I built a three-tier fidelity system so visuals scale with hardware. Desktop ultra gets HDRI lighting, bloom, ACES tone mapping, and screen-space ambient occlusion. A balanced tier drops the heavier post-processing. Mobile lite strips down to essentials while still looking good. This is the same approach I use in Structle, my bridge-building puzzle game, and Solar, my solar system propulsion simulator. If you're building 3D for the web and not thinking about adaptive fidelity, you're leaving most of your audience behind.

What I learned from Molecular

Molecular taught me a few things that directly shaped Strata. First, the tier system works. Beginners need less information and simpler controls. Advanced students want data density and precision. Trying to serve both with one interface fails. Second, mobile-first isn't optional for education. Students are on phones. Period. Every interaction in Strata is designed for touch first, mouse second. Third, teachers care about curriculum alignment more than features. The modules in Strata map to specific NGSS standards because that's what determines whether a teacher can actually justify using the tool in class.

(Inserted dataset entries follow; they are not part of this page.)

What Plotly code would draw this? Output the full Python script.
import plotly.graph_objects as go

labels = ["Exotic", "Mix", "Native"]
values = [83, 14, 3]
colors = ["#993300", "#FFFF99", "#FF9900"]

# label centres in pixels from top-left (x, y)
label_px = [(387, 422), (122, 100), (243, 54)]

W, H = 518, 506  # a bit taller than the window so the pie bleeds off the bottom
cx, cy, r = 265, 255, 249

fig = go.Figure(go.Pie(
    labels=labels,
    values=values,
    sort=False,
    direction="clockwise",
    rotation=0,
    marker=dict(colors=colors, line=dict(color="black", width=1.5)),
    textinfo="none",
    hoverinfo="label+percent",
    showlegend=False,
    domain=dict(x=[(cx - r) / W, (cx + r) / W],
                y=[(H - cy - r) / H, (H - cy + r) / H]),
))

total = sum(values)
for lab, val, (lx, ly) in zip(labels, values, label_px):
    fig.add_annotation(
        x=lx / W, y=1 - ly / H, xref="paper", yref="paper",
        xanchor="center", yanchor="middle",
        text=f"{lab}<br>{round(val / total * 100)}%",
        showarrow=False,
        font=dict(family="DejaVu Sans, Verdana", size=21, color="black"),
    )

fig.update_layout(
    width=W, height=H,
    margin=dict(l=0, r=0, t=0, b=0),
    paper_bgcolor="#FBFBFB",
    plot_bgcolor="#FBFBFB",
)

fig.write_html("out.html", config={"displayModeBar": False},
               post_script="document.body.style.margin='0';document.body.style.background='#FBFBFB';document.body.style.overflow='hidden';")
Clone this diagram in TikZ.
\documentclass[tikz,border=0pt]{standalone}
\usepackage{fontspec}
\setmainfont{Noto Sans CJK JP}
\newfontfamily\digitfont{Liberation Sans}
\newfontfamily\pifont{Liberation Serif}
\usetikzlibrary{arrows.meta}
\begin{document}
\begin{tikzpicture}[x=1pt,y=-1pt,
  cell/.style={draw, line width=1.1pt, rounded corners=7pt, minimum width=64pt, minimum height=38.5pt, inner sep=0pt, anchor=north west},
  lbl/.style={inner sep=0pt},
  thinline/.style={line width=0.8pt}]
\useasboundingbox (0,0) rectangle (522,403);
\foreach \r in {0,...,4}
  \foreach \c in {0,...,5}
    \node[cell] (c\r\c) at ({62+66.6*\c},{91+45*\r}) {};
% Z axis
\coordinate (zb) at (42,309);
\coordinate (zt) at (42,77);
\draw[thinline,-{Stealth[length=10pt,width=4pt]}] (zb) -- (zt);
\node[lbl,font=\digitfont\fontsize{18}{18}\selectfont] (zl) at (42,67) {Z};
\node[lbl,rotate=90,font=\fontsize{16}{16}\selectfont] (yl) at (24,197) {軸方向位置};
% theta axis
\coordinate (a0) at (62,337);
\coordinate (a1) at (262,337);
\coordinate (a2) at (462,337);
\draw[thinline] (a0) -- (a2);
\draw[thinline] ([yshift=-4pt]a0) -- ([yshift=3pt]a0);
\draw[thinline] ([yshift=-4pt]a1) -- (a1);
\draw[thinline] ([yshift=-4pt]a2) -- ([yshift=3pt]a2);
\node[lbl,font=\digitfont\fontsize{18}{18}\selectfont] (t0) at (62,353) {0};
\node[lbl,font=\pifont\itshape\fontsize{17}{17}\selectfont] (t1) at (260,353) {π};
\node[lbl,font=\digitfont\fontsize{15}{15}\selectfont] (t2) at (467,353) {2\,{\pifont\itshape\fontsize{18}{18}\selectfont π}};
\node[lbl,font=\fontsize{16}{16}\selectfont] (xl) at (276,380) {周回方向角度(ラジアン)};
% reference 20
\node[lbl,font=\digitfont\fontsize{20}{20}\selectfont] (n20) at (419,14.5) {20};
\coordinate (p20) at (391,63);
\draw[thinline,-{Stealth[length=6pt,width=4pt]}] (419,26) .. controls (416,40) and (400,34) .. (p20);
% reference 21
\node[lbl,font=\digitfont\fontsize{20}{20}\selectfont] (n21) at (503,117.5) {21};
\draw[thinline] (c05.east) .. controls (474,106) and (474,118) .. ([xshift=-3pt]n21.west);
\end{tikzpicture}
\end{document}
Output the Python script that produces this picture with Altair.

Building Molecular also gave me the shell architecture I'm reusing. The hub, the tier selector, the AI tutor integration, the responsive canvas layout. Having that foundation means I could focus my time on the hard parts: paleoshoreline data processing, atmospheric circulation modeling, the carbon mass-conservation engine.

Why earth science, why now

Interactive effects of carbon levels over time on planet Earth

Interactive effects of carbon levels over time on planet Earth

The carbon cycle module's relevance speaks for itself. But beyond climate, earth science is one of those subjects that suffers most from static teaching materials. Plate tectonics is a fundamentally spatial, temporal process. You can't understand it from a diagram. You need to see plates move over deep time. Atmospheric circulation is three-dimensional and cyclical. A cross-section diagram with arrows labeled "Hadley Cell" does not communicate what's actually happening.

These are concepts that demand interactive 3D visualization. The technology to deliver that in a browser, at 60fps, on a phone, exists right now. It just hasn't been applied to this space with any real visual ambition.

What's next

Strata and Molecular are the first two pieces of something larger. I don't have a grand unified product name for it yet, and I'm not sure I need one. But the pattern is clear: take a science discipline where students are stuck with outdated tools, build something that looks and feels like it belongs in 2026, and give teachers a reason to swap out the old Flash-era interactive for something their students will actually use.

I've got a shortlist of disciplines. I've got a shell architecture that scales. And I've got a teacher friend who keeps texting me suggestions.

That's usually how the best projects start.